Friday, September 22, 2006

Everyday Americans who supported the torture taxi planes


Fascinating interview with the investigative journalist authors behind Torture Taxi.
From family lawyers who bolster the shell companies, to an entire town in Smithfield, N.C., that hosts CIA planes and pilots, “Torture Taxi” is the story of the broad reach of extraordinary rendition, and, as Hannah Arendt coined the phrase, the banality of evil.

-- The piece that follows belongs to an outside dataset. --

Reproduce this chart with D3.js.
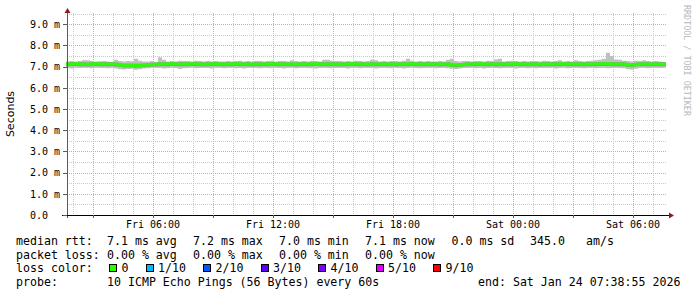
<!DOCTYPE html>
<html>
<head>
<meta charset="utf-8">
<title>smokeping</title>
<style>
  html, body { margin: 0; padding: 0; background: #fff; }
  text { font-family: "DejaVu Sans Mono", monospace; }
</style>
<script src="https://cdn.jsdelivr.net/npm/d3@7"></script>
</head>
<body>
<div id="graph"></div>
<script type="text/javascript">
// 30h window ending Sat Jan 24 07:38:55 2026, 12 minute steps (150 buckets)
var endTime = Date.UTC(2026, 0, 24, 7, 38, 55);
var startTime = endTime - 30 * 3600 * 1000;
var stepMs = 12 * 60 * 1000;

// median rtt (ms)
var median = [
  7.12,7.12,7.13,7.12,7.12,7.11,7.12,7.13,7.12,7.12,
  7.12,7.12,7.11,7.08,7.06,7.06,7.06,7.05,7.06,7.07,
  7.08,7.10,7.11,7.12,7.12,7.12,7.13,7.12,7.12,7.12,
  7.12,7.13,7.12,7.12,7.11,7.12,7.12,7.13,7.12,7.12,
  7.12,7.12,7.13,7.12,7.12,7.12,7.11,7.12,7.12,7.12,
  7.12,7.13,7.12,7.12,7.12,7.12,7.12,7.11,7.12,7.12,
  7.12,7.12,7.13,7.12,7.12,7.12,7.12,7.12,7.11,7.12,
  7.12,7.13,7.12,7.12,7.12,7.11,7.12,7.12,7.12,7.12,
  7.12,7.12,7.11,7.12,7.12,7.12,7.13,7.12,7.12,7.12,
  7.12,7.12,7.12,7.11,7.12,7.12,7.08,7.07,7.08,7.10,
  7.12,7.12,7.12,7.13,7.12,7.12,7.12,7.11,7.12,7.12,
  7.12,7.12,7.13,7.12,7.12,7.12,7.12,7.12,7.11,7.12,
  7.12,7.12,7.12,7.12,7.13,7.12,7.12,7.12,7.12,7.12,
  7.12,7.12,7.12,7.13,7.13,7.13,7.12,7.12,7.12,7.12,
  7.08,7.07,7.10,7.12,7.12,7.12,7.12,7.12,7.12,7.12
];
// smoke: lowest ping per step (ms)
var smokeLow = [
  6.93,6.91,6.94,6.93,6.95,6.94,6.92,6.93,6.94,6.93,
  6.92,6.94,6.91,6.88,6.86,6.89,6.90,6.85,6.88,6.91,
  6.92,6.93,6.94,6.93,6.91,6.92,6.94,6.93,6.89,6.92,
  6.93,6.94,6.92,6.93,6.94,6.93,6.91,6.93,6.94,6.92,
  6.93,6.94,6.92,6.93,6.91,6.93,6.94,6.93,6.92,6.94,
  6.93,6.92,6.94,6.93,6.91,6.93,6.94,6.92,6.93,6.94,
  6.93,6.92,6.91,6.93,6.94,6.93,6.92,6.93,6.94,6.93,
  6.91,6.93,6.94,6.92,6.93,6.94,6.93,6.91,6.93,6.94,
  6.93,6.92,6.94,6.93,6.91,6.93,6.94,6.93,6.92,6.93,
  6.94,6.93,6.92,6.93,6.94,6.92,6.90,6.89,6.91,6.93,
  6.93,6.94,6.92,6.93,6.91,6.93,6.94,6.93,6.92,6.93,
  6.94,6.93,6.91,6.93,6.94,6.92,6.93,6.92,6.94,6.93,
  6.93,6.94,6.91,6.93,6.94,6.92,6.93,6.94,6.93,6.92,
  6.93,6.94,6.92,6.93,6.93,6.92,6.93,6.94,6.93,6.92,
  6.88,6.86,6.90,6.93,6.94,6.92,6.93,6.94,6.93,6.94
];
// smoke: highest ping per step (ms)
var smokeHigh = [
  7.24,7.26,7.24,7.27,7.30,7.30,7.26,7.24,7.25,7.27,
  7.24,7.22,7.32,7.26,7.24,7.26,7.25,7.37,7.28,7.24,
  7.24,7.26,7.22,7.44,7.32,7.24,7.26,7.24,7.28,7.27,
  7.26,7.24,7.28,7.26,7.24,7.27,7.24,7.26,7.24,7.24,
  7.27,7.24,7.26,7.28,7.24,7.26,7.24,7.27,7.26,7.24,
  7.26,7.28,7.24,7.26,7.27,7.24,7.30,7.26,7.24,7.26,
  7.24,7.28,7.26,7.24,7.32,7.32,7.28,7.26,7.27,7.24,
  7.26,7.24,7.28,7.26,7.24,7.26,7.32,7.30,7.24,7.26,
  7.24,7.27,7.26,7.24,7.28,7.37,7.28,7.24,7.26,7.24,
  7.26,7.24,7.24,7.26,7.24,7.32,7.37,7.26,7.24,7.26,
  7.26,7.24,7.27,7.26,7.24,7.28,7.26,7.34,7.37,7.24,
  7.26,7.28,7.26,7.24,7.26,7.24,7.27,7.26,7.24,7.28,
  7.26,7.24,7.27,7.30,7.24,7.26,7.24,7.30,7.26,7.24,
  7.27,7.28,7.30,7.32,7.37,7.65,7.50,7.34,7.32,7.28,
  7.26,7.24,7.28,7.26,7.30,7.26,7.24,7.26,7.24,7.22
];

var yTicks = [0, 1, 2, 3, 4, 5, 6, 7, 8, 9];
var yTickLabels = ["0.0  ", "1.0 m", "2.0 m", "3.0 m", "4.0 m", "5.0 m", "6.0 m", "7.0 m", "8.0 m", "9.0 m"];
var lossLabels = ["0", "1/10", "2/10", "3/10", "4/10", "5/10", "9/10"];
var lossColors = ["#26ff00", "#00b8ff", "#0059ff", "#5e00ff", "#7e00ff", "#dd00ff", "#ff0000"];

var legendRows = [
  [["median rtt:", 16], ["7.1 ms avg", 107], ["7.2 ms max", 193], ["7.0 ms min", 279], ["7.1 ms now", 365], ["0.0 ms sd", 451.5], ["345.0", 530], ["am/s", 586]],
  [["packet loss:", 16], ["0.00 % avg", 107], ["0.00 % max", 193], ["0.00 % min", 279], ["0.00 % now", 365]],
  [["loss color:", 16]],
  [["probe:", 16], ["10 ICMP Echo Pings (56 Bytes) every 60s", 107], ["end: Sat Jan 24 07:38:55 2026", 478]]
];

var w = 697, h = 297;
var svg = d3.select("#graph").append("svg")
    .attr("width", w).attr("height", h)
    .style("display", "block");
svg.append("rect").attr("width", w).attr("height", h).attr("fill", "#fff");

var x = d3.scaleUtc().domain([startTime, endTime]).range([66, 666]);
var y = d3.scaleLinear().domain([0, 9.5]).range([215, 13.6]);

var rows = median.map(function(m, i) {
    return { t: startTime + i * stepMs, med: m, lo: smokeLow[i], hi: smokeHigh[i] };
});
// extend last step to the right edge
var last = rows[rows.length - 1];
rows.push({ t: endTime, med: last.med, lo: last.lo, hi: last.hi });

// grid
var grid = svg.append("g").attr("shape-rendering", "crispEdges");
var minorY = d3.range(0.5, 9.6, 1);
grid.selectAll(".hminor").data(minorY).enter().append("line")
    .attr("x1", 67).attr("x2", 666)
    .attr("y1", d => Math.round(y(d)) + 0.5).attr("y2", d => Math.round(y(d)) + 0.5)
    .attr("stroke", "#c8c8c8").attr("stroke-dasharray", "1,1");
var hourTicks = x.ticks(d3.utcHour.every(1)).filter(d => d.getUTCHours() % 3 != 0);
grid.selectAll(".vminor").data(hourTicks).enter().append("line")
    .attr("x1", d => Math.round(x(d)) + 0.5).attr("x2", d => Math.round(x(d)) + 0.5)
    .attr("y1", 13).attr("y2", 215)
    .attr("stroke", "#c8c8c8").attr("stroke-dasharray", "1,1");
grid.selectAll(".hmajor").data(yTicks.slice(1)).enter().append("line")
    .attr("x1", 67).attr("x2", 666)
    .attr("y1", d => Math.round(y(d)) + 0.5).attr("y2", d => Math.round(y(d)) + 0.5)
    .attr("stroke", "#dca6a6").attr("stroke-dasharray", "1,1");
var majorX = x.ticks(d3.utcHour.every(3));
grid.selectAll(".vmajor").data(majorX).enter().append("line")
    .attr("x1", d => Math.round(x(d)) + 0.5).attr("x2", d => Math.round(x(d)) + 0.5)
    .attr("y1", 13).attr("y2", 215)
    .attr("stroke", "#dca6a6").attr("stroke-dasharray", "1,1");

// smoke
var outer = d3.area().curve(d3.curveStepAfter)
    .x(d => x(d.t)).y0(d => y(d.lo)).y1(d => y(d.hi));
svg.append("path").datum(rows).attr("d", outer).attr("fill", "#c0c0c0");
var inner = d3.area().curve(d3.curveStepAfter)
    .x(d => x(d.t)).y0(d => y(d.med - 0.1)).y1(d => y(d.med + 0.08));
svg.append("path").datum(rows).attr("d", inner).attr("fill", "#939393");

// median line
var line = d3.line().curve(d3.curveStepAfter).x(d => x(d.t)).y(d => y(d.med));
svg.append("path").datum(rows).attr("d", line)
    .attr("fill", "none").attr("stroke", lossColors[0]).attr("stroke-width", 3);

// axes
var axes = svg.append("g").attr("shape-rendering", "crispEdges");
axes.append("line").attr("x1", 67.5).attr("x2", 67.5).attr("y1", 12).attr("y2", 218)
    .attr("stroke", "#5a5a5a");
axes.append("line").attr("x1", 62).attr("x2", 669).attr("y1", 215.5).attr("y2", 215.5)
    .attr("stroke", "#000");
axes.selectAll(".yt").data(yTicks).enter().append("line")
    .attr("x1", 63).attr("x2", 67)
    .attr("y1", d => Math.round(y(d)) + 0.5).attr("y2", d => Math.round(y(d)) + 0.5)
    .attr("stroke", "#5a5a5a");
axes.selectAll(".xt").data(majorX).enter().append("line")
    .attr("x1", d => Math.round(x(d)) + 0.5).attr("x2", d => Math.round(x(d)) + 0.5)
    .attr("y1", 215).attr("y2", 218)
    .attr("stroke", "#5a5a5a");
// arrows
svg.append("path").attr("d", "M64.5,13 L67.5,8 L70.5,13 Z").attr("fill", "#8f1c1c");
svg.append("path").attr("d", "M669,212.5 L674,215.5 L669,218.5 Z").attr("fill", "#8f1c1c");

// tick labels
svg.selectAll(".ylab").data(yTicks).enter().append("text")
    .attr("x", 30).attr("y", d => y(d) + 3.7)
    .attr("font-size", "10px").attr("fill", "#000")
    .style("white-space", "pre")
    .text((d, i) => yTickLabels[i]);
var fmt = d3.utcFormat("%a %H:%M");
svg.selectAll(".xlab").data(x.ticks(d3.utcHour.every(6))).enter().append("text")
    .attr("x", d => x(d)).attr("y", 227.5)
    .attr("text-anchor", "middle")
    .attr("font-size", "10px").attr("fill", "#000")
    .text(d => fmt(d));

// axis title
svg.append("text")
    .attr("transform", "translate(14,114) rotate(-90)")
    .attr("text-anchor", "middle")
    .style("font-family", "'DejaVu Sans', sans-serif")
    .attr("font-size", "11px").attr("fill", "#000")
    .text("Seconds");

// watermark
svg.append("text")
    .attr("transform", "translate(684,5) rotate(90)")
    .attr("font-size", "8.4px").attr("fill", "#b8b8b8")
    .text("RRDTOOL / TOBI OETIKER");

// legend
var baselines = [245, 258.5, 272, 285.5];
legendRows.forEach(function(r, i) {
    svg.selectAll(".lg" + i).data(r).enter().append("text")
        .attr("x", d => d[1]).attr("y", baselines[i])
        .attr("font-size", "11.6px").attr("fill", "#000")
        .style("white-space", "pre")
        .text(d => d[0]);
});
var lx = 109;
lossLabels.forEach(function(lab, i) {
    svg.append("rect")
        .attr("x", lx + 0.5).attr("y", 264.5).attr("width", 7).attr("height", 7)
        .attr("fill", lossColors[i]).attr("stroke", "#000").attr("stroke-width", 1)
        .attr("shape-rendering", "crispEdges");
    svg.append("text")
        .attr("x", lx + 12.5).attr("y", baselines[2])
        .attr("font-size", "11.6px").attr("fill", "#000")
        .text(lab);
    lx += 12.5 + lab.length * 7 + 17;
});
</script>
</body>
</html>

This is an American story, a neighborhood story. When we started looking at all the front companies the CIA had erected, we realized our neighbors were helping the CIA set up these structures. These are family lawyers in suburban Massachusetts and Reno, Nevada. People in our communities are doing dirty work for the CIA. This is not just people being snatched up from one faraway country and taken to a country that’s even farther away.

When Trevor and I went to Afghanistan we realized that this wasn’t about a handful of CIA secret prisons. The U.S. military has erected some 20 detention centers throughout Afghanistan —which all operate in near total secrecy. These are facilities that the U.N., the Afghan government, journalists, and human rights groups can’t get into. Extraordinary rendition is one facet of a much broader story of secrecy and imprisonment that spans the globe.

In Kabul and Gardez, we interviewed many people—in human rights organizations, NGOs, local journalists, and former detainees. We realized that the kinds of distinctions that we were making between CIA and military black sites, CIA and military torture made absolutely no sense to people. It’s more like the U.S. is treating this whole country as if it were a giant black site.